Savaşçı oyuncunun istatistiksel verimliliği düşük… Maç başına 5 sayıdan az atıyor ve pek az farklı katkıda bulunuyor. Sahada bulunma sebebi olan üç sayılık isabetlerde bile %33,3 gibi idealin altında bir isabet oranıyla oynuyor. Ancak +9,8’lik verimlilik puanı (Abrines sahadayken OKC, rakiplerine ortalama 9,8 sayı fark atıyor) maç başına 15 dakika sahada kalan oyuncular arasında takımdaki en yüksek istatistik. Abrines ile inanılmaz atletik bir kanat fiziğine sahip pivot Jerami Grant’i Melo ve Andre Roberson ile değiştirdiğiniz zaman OKC kadrosu fazlasıyla iyi hâle geldiği için bu çok da büyük bir sürpriz değil. (OKC, bu değişiklikle 25 sayı daha fazla atıyor.)
Bu 32 dakikalık örnekle ilgili çok fazla tartışma var. Özellikle de takımda düzenli olarak ilk 5 başlayan oyuncuların görece iyi bir istatistik (+5,6) yakaladığını düşünürsek. Ancak hangi oyuncuların Thunder’ın gerçek Büyük Üçlüsü Russ, PG ve Steven Adams’ın yanında daha iyi işlediğini soracak olursanız, şut atabilen, koşabilen ve savunma yapan atletik oyuncular derim. Grant, belki çok şut atamıyor ve Abrines de belki çok iyi savunma yapamıyor ancak lafta kalan bir süper yıldızdan daha çok ihtiyacı var bu takımın onlara.
Tyreke Evans
Paolo Uggetti: Evans, çaylak sezonunda oynadığı 72 maçın tamamında ilk 5’te başladı ve 20,1 sayı ortalaması yakalayıp Yılın Çaylağı ödülünün sahibi oldu. Dördüncü sıradan seçilen bir oyuncudan beklediğiniz rol ve etki tam da budur. Ancak sonraki yedi sezonda Evans, kötü bir seçim olma yolunda bazı adımlar attı.
Memphis ile geçirdiği bu ilk sezonunda Evans hiçbir maça ilk 5’te başlamadı ancak çaylak sezonundan bu yana hiç olmadığı kadar iyi oynuyor.

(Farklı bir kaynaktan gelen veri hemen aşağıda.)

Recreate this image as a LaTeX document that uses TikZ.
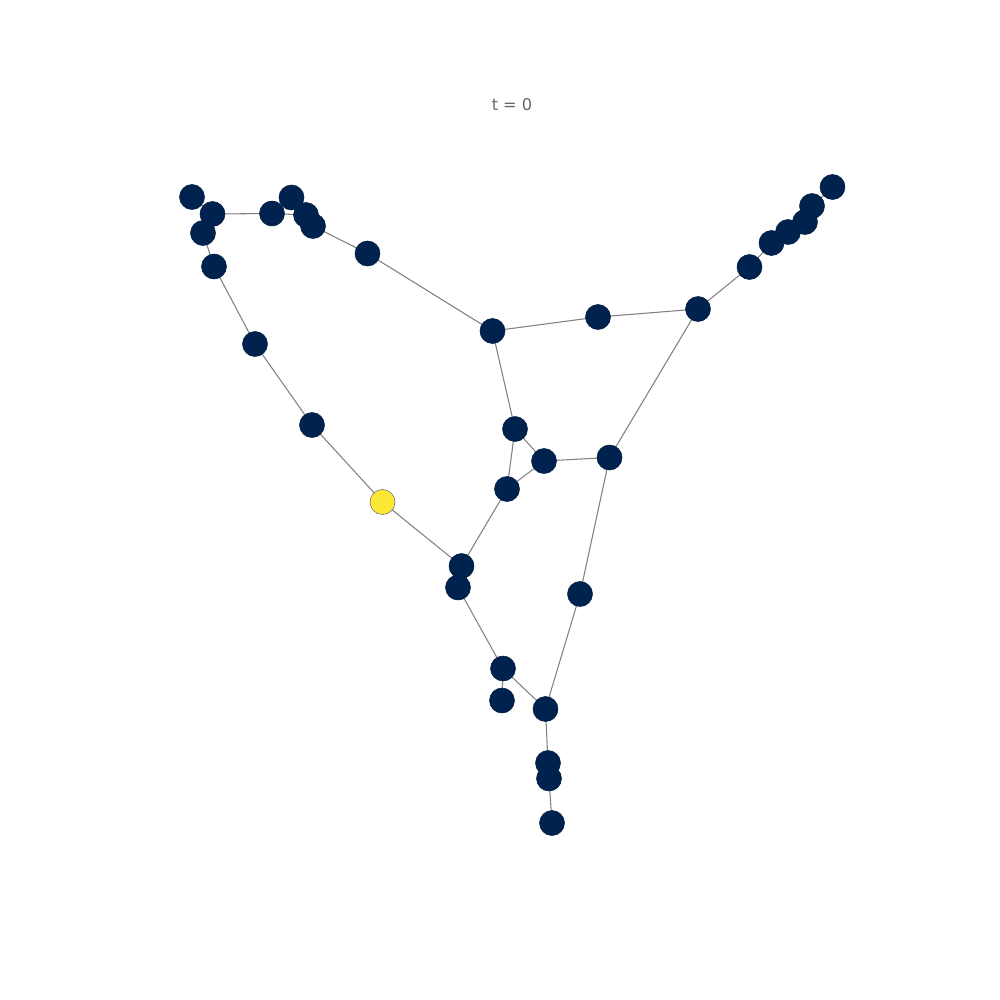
\documentclass[tikz,border=0pt]{standalone}
\usepackage{fontspec}
\setmainfont{DejaVu Sans}
\usetikzlibrary{backgrounds}
\definecolor{nodedark}{HTML}{00224E}
\definecolor{nodeyellow}{HTML}{FDE838}
\begin{document}
\begin{tikzpicture}[x=0.01cm,y=-0.01cm,
  vtx/.style={circle,fill=nodedark,draw=nodedark!80!black,line width=0.15pt,inner sep=0pt,minimum size=0.25cm},
  hot/.style={vtx,fill=nodeyellow,draw=black!60},
  edge/.style={draw=black!50,line width=0.3pt}]
\useasboundingbox (0,0) rectangle (1000,1000);
\node[text=black!60,font=\fontsize{4.6}{5}\selectfont] (title) at (512,105) {t = 0};
% nodes
\node[vtx] (a1) at (192,197) {};
\node[vtx] (a2) at (212.5,214) {};
\node[vtx] (a3) at (203,233) {};
\node[vtx] (a4) at (214,266.5) {};
\node[vtx] (a5) at (255,344) {};
\node[vtx] (a6) at (312,425) {};
\node[hot] (a7) at (382.5,502) {};
\node[vtx] (a8) at (461.5,566) {};
\node[vtx] (a9) at (458,587.5) {};
\node[vtx] (a10) at (503,668.5) {};
\node[vtx] (a11) at (502,700.5) {};
\node[vtx] (a12) at (545.5,709) {};
\node[vtx] (a13) at (548,763) {};
\node[vtx] (a14) at (549,778.5) {};
\node[vtx] (a15) at (552,823) {};
\node[vtx] (b1) at (272,213.5) {};
\node[vtx] (b2) at (291.5,197.5) {};
\node[vtx] (b3) at (306,215) {};
\node[vtx] (b4) at (313,226) {};
\node[vtx] (b5) at (367.5,253.5) {};
\node[vtx] (c1) at (492.5,331) {};
\node[vtx] (c2) at (598,317) {};
\node[vtx] (c3) at (698,309) {};
\node[vtx] (c4) at (749.5,267) {};
\node[vtx] (c5) at (771.5,243) {};
\node[vtx] (c6) at (788,232) {};
\node[vtx] (c7) at (805,222) {};
\node[vtx] (c8) at (812,206) {};
\node[vtx] (c9) at (832.5,187) {};
\node[vtx] (d1) at (515,429) {};
\node[vtx] (d2) at (544,461) {};
\node[vtx] (d3) at (609.5,457.5) {};
\node[vtx] (d4) at (507,489) {};
\node[vtx] (d5) at (580,594) {};
% edges behind nodes
\begin{scope}[on background layer]
\draw[edge] (a1.center) -- (a2.center);
\draw[edge] (a2.center) -- (a3.center);
\draw[edge] (a3.center) -- (a4.center);
\draw[edge] (a4.center) -- (a5.center);
\draw[edge] (a5.center) -- (a6.center);
\draw[edge] (a6.center) -- (a7.center);
\draw[edge] (a7.center) -- (a8.center);
\draw[edge] (a8.center) -- (a9.center);
\draw[edge] (a9.center) -- (a10.center);
\draw[edge] (a10.center) -- (a11.center);
\draw[edge] (a10.center) -- (a12.center);
\draw[edge] (a12.center) -- (a13.center);
\draw[edge] (a13.center) -- (a14.center);
\draw[edge] (a14.center) -- (a15.center);
\draw[edge] (a2.center) -- (b1.center);
\draw[edge] (b1.center) -- (b3.center);
\draw[edge] (b2.center) -- (b3.center);
\draw[edge] (b3.center) -- (b4.center);
\draw[edge] (b4.center) -- (b5.center);
\draw[edge] (b5.center) -- (c1.center);
\draw[edge] (c1.center) -- (c2.center);
\draw[edge] (c2.center) -- (c3.center);
\draw[edge] (c3.center) -- (c4.center);
\draw[edge] (c4.center) -- (c5.center);
\draw[edge] (c5.center) -- (c6.center);
\draw[edge] (c6.center) -- (c7.center);
\draw[edge] (c7.center) -- (c8.center);
\draw[edge] (c8.center) -- (c9.center);
\draw[edge] (c1.center) -- (d1.center);
\draw[edge] (d1.center) -- (d2.center);
\draw[edge] (d1.center) -- (d4.center);
\draw[edge] (d2.center) -- (d4.center);
\draw[edge] (d2.center) -- (d3.center);
\draw[edge] (d3.center) -- (c3.center);
\draw[edge] (d3.center) -- (d5.center);
\draw[edge] (d5.center) -- (a12.center);
\draw[edge] (a8.center) -- (d4.center);
\end{scope}
\end{tikzpicture}
\end{document}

Maç başına 17,9 sayı atan Evans, %50,2 ile saha içi isabet, %41,7 ile de üçlük isabeti buldu ve bunları yaparken bench’ten geldi. İster kendini tekrar ispat etmeye çalışıyor deyin, ister kontrat yılı olduğu için… İşin aslı sonunda Evans’tan beklentiler, kendisinin aşabileceği bir seviyeye indi. Kim bilir, belki de en başından beri bu rolde oynaması gerekiyordur.